Dominick grew up in Pittsburgh and attended culinary school at Le Cordon Bleu prior to enlisting in the United States Marine Corps. He was stationed for nearly five years at a base in Twentynine Palms, Ca. and it was there that he began to immerse himself in the flavors of Mexican street food. He says the culinary style resonated with him; it’s quick to serve and eaten with your hands, yet complex and layered in flavor. 

After leaving the Marine Corps., Dominick used the GI Bill to enlist in college, studying marine biology. He also became a master scuba diver and a talented illustrator. But, he says, the pull of the kitchen was always present and he eventually moved to Florida to work in the kitchen of Ditka’s. “Cooking is my passion, but I need to do those other things, too. They all help with the creative process,” he says. 

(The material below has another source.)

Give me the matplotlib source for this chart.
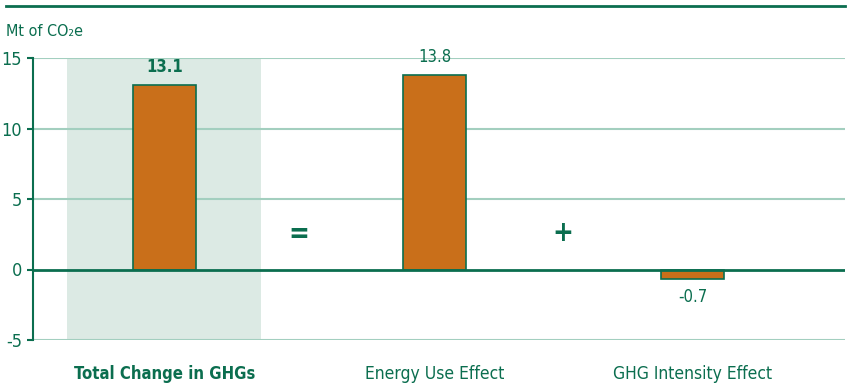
import matplotlib.pyplot as plt
import matplotlib.lines as mlines

# GHG change decomposition (Mt of CO2e)
categories = ['Total Change in GHGs', 'Energy Use Effect', 'GHG Intensity Effect']
values = [13.1, 13.8, -0.7]
value_labels = ['13.1', '13.8', '-0.7']
yticks = [-5, 0, 5, 10, 15]

x_pos = [0, 1.0, 1.955]

green = '#0B6E4F'
light_green = '#A3CFBF'
shade = '#DCEAE4'
orange = '#C96F1A'

plt.rcParams['font.family'] = ['DejaVu Sans']
plt.rcParams['font.stretch'] = 'condensed'
plt.rcParams['axes.unicode_minus'] = False

fig = plt.figure(figsize=(8.51, 3.83), dpi=100)
ax = fig.add_axes([33/851, 1 - 340/383, 812/851, 282/383])

ax.set_xlim(-0.487, 2.52)
ax.set_ylim(-5, 15)

# highlight band behind the total
ax.axvspan(-0.361, 0.357, color=shade, zorder=0, lw=0)

for t in [-5, 5, 10, 15]:
    ax.axhline(t, color=light_green, lw=1.5, zorder=1)
ax.axhline(0, color=green, lw=2, zorder=3)

ax.bar(x_pos, values, width=0.233, color=orange, edgecolor=green, linewidth=1.2, zorder=2)

for i, (x, v, lab) in enumerate(zip(x_pos, values, value_labels)):
    weight = 'bold' if i == 0 else 'normal'
    if v >= 0:
        ax.text(x, v + 0.6, lab, ha='center', va='bottom', color=green,
                fontsize=12, fontweight=weight)
    else:
        ax.text(x, v - 0.6, lab, ha='center', va='top', color=green,
                fontsize=12, fontweight=weight)

ax.set_xticks(x_pos)
ax.set_xticklabels(categories)
for i, lbl in enumerate(ax.get_xticklabels()):
    lbl.set_color(green)
    lbl.set_fontsize(12.5)
    if i == 0:
        lbl.set_fontweight('bold')
        lbl.set_fontsize(12)
ax.tick_params(axis='x', length=0, pad=18)

ax.set_yticks(yticks)
ax.tick_params(axis='y', colors=green, labelsize=13, length=4, width=1.5, pad=4)

for s in ['top', 'right', 'bottom']:
    ax.spines[s].set_visible(False)
ax.spines['left'].set_color(green)
ax.spines['left'].set_linewidth(1.5)

# operators between the components
ax.text(0.498, 2.5, '=', ha='center', va='center', color=green, fontsize=20, fontweight='bold')
ax.text(1.476, 2.6, '+', ha='center', va='center', color=green, fontsize=20, fontweight='bold')

fig.text(6/851, 1 - 32/383, 'Mt of CO₂e', color=green, fontsize=11.5, va='center', ha='left')
fig.add_artist(mlines.Line2D([6/851, 845/851], [1 - 6/383, 1 - 6/383], color=green, lw=2))

fig.savefig('out.png', dpi=100)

The posting at Ditka’s eventually drew him back to Pittsburgh, where he worked as a team leader at the steak-and-seafood restaurant’s Robinson location. Dominick also held positions at the Duquesne Club, Nemacolin Woodlands Resort and The Commoner prior to joining Smallman Galley.

Dominick’s initial Ba-Co menu features five tacos, including a house-smoked brisket with slaw, yellow pepper mustard and pineapple; mojo-marinated chicken, honey and confit garlic aioli, pickled red onion and cured red cabbage; and hot chicken dressed with slaw, honey and confit garlic aioli, pimento cheese and pickled red onion. There also are a couple of “not taco” items and a limited brunch menu in the works. 

"I'm rounding out the flavor profiles. I want to do something that stands out a bit and make my own mark,” he says.